Have you recovered from Barcelona? That goes for those of you who weren’t actually there as well, and had your inboxes deluged with the billion and one announcements from everyone from major vendors and operators to start-ups who only came into existence three hours before the Congress opened. (In fact, because being paper free was de rigeur this year, you probably had more emails than ever before.) And for those of you that were there, you’re probably just getting over the cold you caught from spending days tramping round the FIRA in the cold and wet and living on a diet of canapés and alcohol.

Anyway: you’re safe now, it’s over; you can sit back, relax, and digest the myriad annual results that are pouring out from the big guns, the global players in the mobile network world. The biggest howitzer of them all, Vodafone, announced its results before the Barcelona jamboree, but today we’ve had both France Telecom and Deutsche Telekom, the latter now boasting a fine presence in the Balkans following its acquisition of OTE last year.

Not unsurprisingly – particularly given the uncertainty in the industry resulting from the recession - both registered significant falls in their annual profits: France Telecom’s fell by 22% to €3.47 billion, while Deutsche Telekom was hit even harder as profits fell by 76% to €353 million: in the case of Deutsche Telekom, the decrease was largely attributed to “higher levels of depreciation, amortization and impairment losses, primarily as a result of impairment losses on goodwill”.

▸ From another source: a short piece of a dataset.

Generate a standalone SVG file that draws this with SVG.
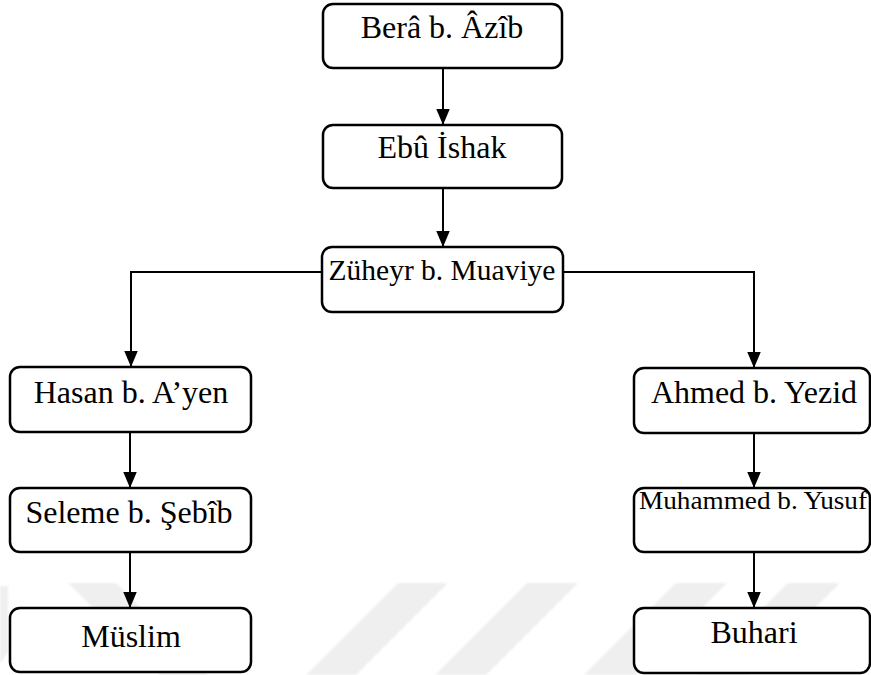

From a mobile perspective, it is clearly becoming increasingly difficult for these companies – and other similar multinationals – to maintain revenues (and margins) in their European strongholds given the high penetration rates in these markets (and consequent high acquisition costs) allied to flat or declining ARPUs. For while mobile data revenues are continuing to rise, in many cases they are not making up the shortfall from sharp falls in voice, in part accentuated by regulatory caps on interconnection rates.

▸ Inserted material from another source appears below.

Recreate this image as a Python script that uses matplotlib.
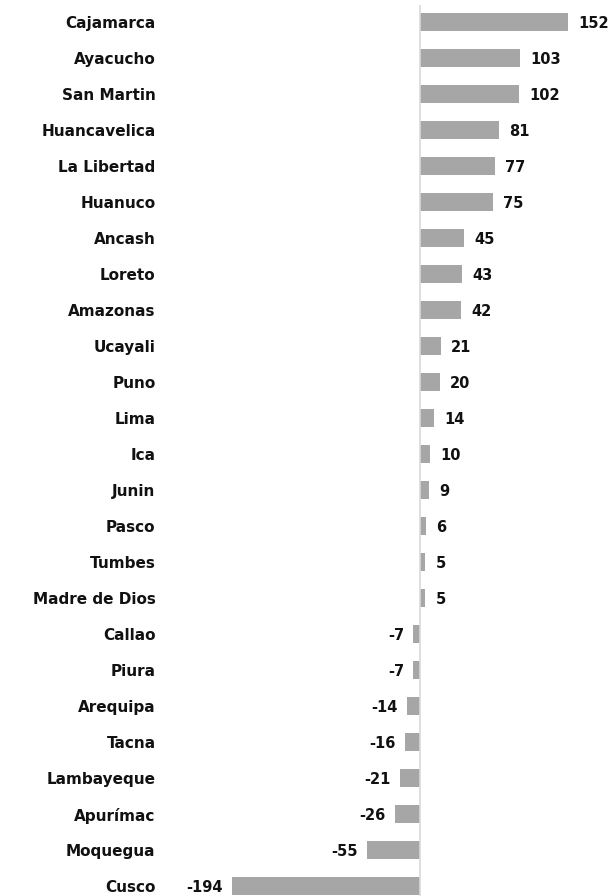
import matplotlib
matplotlib.use("Agg")
import matplotlib.pyplot as plt

regions = [
    "Cajamarca", "Ayacucho", "San Martin", "Huancavelica", "La Libertad",
    "Huanuco", "Ancash", "Loreto", "Amazonas", "Ucayali", "Puno", "Lima",
    "Ica", "Junin", "Pasco", "Tumbes", "Madre de Dios", "Callao", "Piura",
    "Arequipa", "Tacna", "Lambayeque", "Apurímac", "Moquegua", "Cusco",
]
values = [152, 103, 102, 81, 77, 75, 45, 43, 42, 21, 20, 14, 10, 9, 6, 5, 5,
          -7, -7, -14, -16, -21, -26, -55, -194]

W, H = 611, 896
fig = plt.figure(figsize=(W / 100, H / 100), dpi=100)
# axes placed in pixel terms: x=-194 at 232px, row spacing 36px
ax = fig.add_axes([232 / W, 0, (184 + 194) * 0.97 / W, 891 / H])

y = list(range(len(regions)))
ax.barh(y, values, height=0.48, color="#A6A6A6", zorder=2)
ax.set_xlim(-194, 184)
ax.set_ylim(24 + 10 / 36, -17 / 36)

for i, v in enumerate(values):
    if v >= 0:
        ax.annotate(str(v), (v, i), xytext=(7.5, -1), textcoords="offset points",
                    ha="left", va="center", fontsize=10.5, fontweight="bold",
                    color="#111111", annotation_clip=False)
    else:
        ax.annotate(str(v), (v, i), xytext=(-6.5, -1), textcoords="offset points",
                    ha="right", va="center", fontsize=10.5, fontweight="bold",
                    color="#111111", annotation_clip=False)

ax.set_yticks(y)
ax.set_yticklabels(regions, fontsize=11, fontweight="bold", color="#111111")
ax.tick_params(axis="y", length=0, pad=55)
ax.set_xticks([])

for s in ["top", "right", "bottom", "left"]:
    ax.spines[s].set_visible(False)
ax.axvline(0, color="#D9D9D9", linewidth=1.2, zorder=3)

fig.savefig("out.png", dpi=100)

Hence the urgency with which these two companies have been pursuing the merger of their UK operations, so that they can both benefit from the economies of scale such a merger would bring.

But as you might well be aware, the UK’s Office of Fair Trading (OFT) has raised concerns on the grounds that the merged entity might threaten competition (although, as I’ve pointed out previously, the 37% customer share that T-Orange/O-Mobile/whatever would manage would be far less than, say KPN in the Netherlands (47%) or that Telefonica has in Spain (45%) or that Orange itself has in France (45%)).

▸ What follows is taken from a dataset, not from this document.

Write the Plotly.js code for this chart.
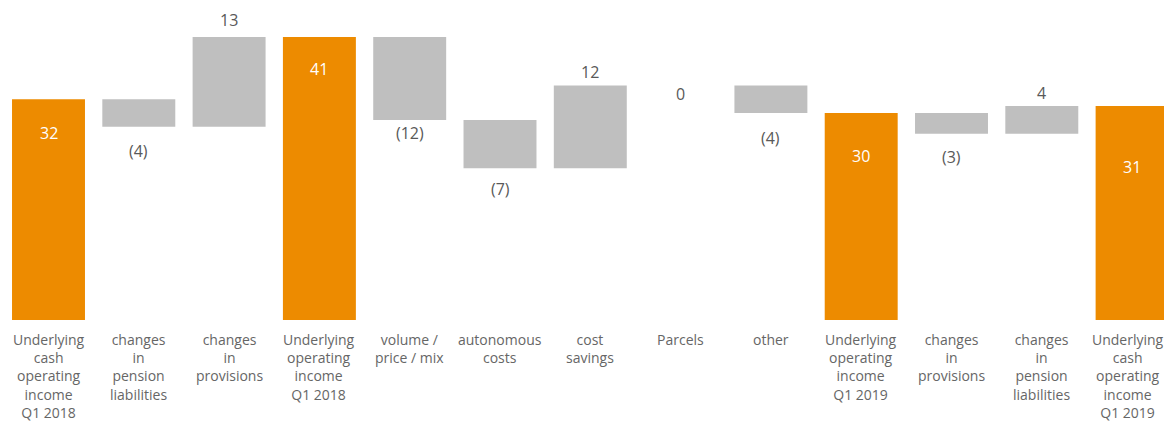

On the basis of a level European playing field, then the putative merged entity would pass this test.  Furthermore, on the other potential sticking point – the fact that the companies dominate the 1800MHz band in the UK – there are also signs of movement. Indeed, a report in the UK’s Sunday Telegraph at the weekend suggested that the European Commission was preparing to fast-track the merger on the proviso that Orange gave up some of its 1800MHz spectrum; subsequent reports have indicated that clearance could be granted within the next few days, and that the matter would not be referred back to the OFT.

France Telecom’s confidence in clearance being granted can be seen from the fact that the income statements for Orange UK have already been presented in “consolidated net income of discontinued operations” within its latest financial report. This might be viewed as counting chickens before they’re hatched/transferred into a 50:50 joint venture, but it does seem as though we’re on the final strait as regards this one.